Though its members, with 30 Juno Award nominations among them, live in different places — Church in Halifax, Jordan and McLauchlan in Toronto, and Thomas in Dundas, Ont. — their connection runs deep. “I have such implicit trust in these guys,” Thomas said. “Murray and Marc and I have been friends for so long, and Cindy is like the sister I never had. You know they’ve got your back.”

The band’s tour to support its new album, If It Feels Right, kicked off Monday in Campbell River and brings the group to Victoria for a performance at the McPherson Playhouse on Friday. The show will feature songs from each member’s solo career, in addition to material from the five Lunch at Allen’s recordings.

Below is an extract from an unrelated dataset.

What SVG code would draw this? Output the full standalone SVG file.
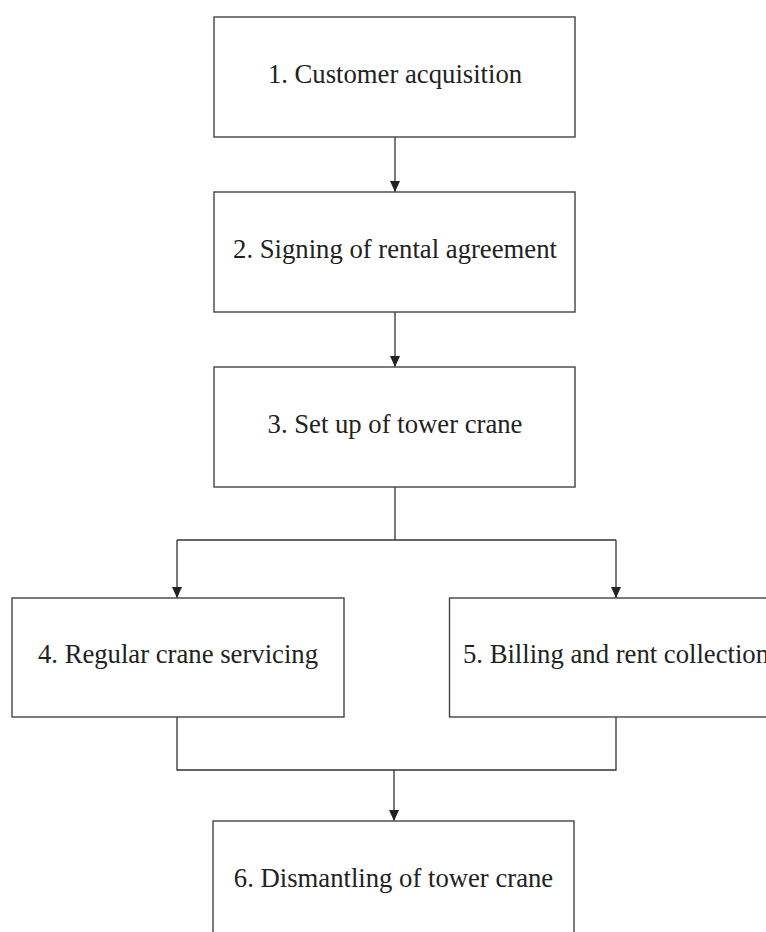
<svg xmlns="http://www.w3.org/2000/svg" width="766" height="932" viewBox="0 0 766 932">
<style>
.box{fill:#fff;stroke:#444;stroke-width:1.4}
.lbl{font-family:"Liberation Serif","Times New Roman",serif;font-size:26.7px;fill:#222;text-anchor:middle}
.con{fill:none;stroke:#333;stroke-width:1.3}
</style>
<defs>
<marker id="ah" markerUnits="userSpaceOnUse" markerWidth="11" markerHeight="11" refX="11" refY="5" orient="auto">
<path d="M0,0 L11,5 L0,10 Z" fill="#222"/>
</marker>
</defs>
<rect width="766" height="932" fill="#fff"/>
<g id="connectors">
<line class="con" x1="395" y1="137" x2="395" y2="192" marker-end="url(#ah)"/>
<line class="con" x1="395" y1="312" x2="395" y2="367" marker-end="url(#ah)"/>
<polyline class="con" points="395,487 395,540"/>
<polyline class="con" points="177,540 616,540"/>
<line class="con" x1="177" y1="540" x2="177" y2="598" marker-end="url(#ah)"/>
<line class="con" x1="616" y1="540" x2="616" y2="598" marker-end="url(#ah)"/>
<polyline class="con" points="177,717 177,770 616,770 616,717"/>
<line class="con" x1="394" y1="770" x2="394" y2="821" marker-end="url(#ah)"/>
</g>
<g id="n1"><rect class="box" x="214" y="17" width="361" height="120"/><text class="lbl" x="395" y="83">1. Customer acquisition</text></g>
<g id="n2"><rect class="box" x="214" y="192" width="361" height="120"/><text class="lbl" x="395" y="258">2. Signing of rental agreement</text></g>
<g id="n3"><rect class="box" x="214" y="367" width="361" height="120"/><text class="lbl" x="395" y="433">3. Set up of tower crane</text></g>
<g id="n4"><rect class="box" x="12" y="598" width="332" height="119"/><text class="lbl" x="178" y="663">4. Regular crane servicing</text></g>
<g id="n5"><rect class="box" x="449.5" y="598" width="333" height="119"/><text class="lbl" x="616" y="663">5. Billing and rent collection</text></g>
<g id="n6"><rect class="box" x="213" y="821" width="361" height="120"/><text class="lbl" x="393.5" y="887">6. Dismantling of tower crane</text></g>
</svg>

At this point, fans know what to expect, Thomas said. “We’re pretty much what we are. This is us, with our new toupées and our skin pulls.”

Theirs is a unique working relationship. They don’t write together, but share ideas that result in Lunch at Allen’s albums. And when one of the members has a solo project on the go, it’s customary to use fellow Lunch at Allen’s members when possible, Thomas said. “We don’t write together, per se. But anything that goes through the Lunch at Allen’s lens sounds like Lunch at Allen’s.”

The band members have become extremely close, Thomas said. “It’s a wonderful collection of friends, who have become family in many ways.”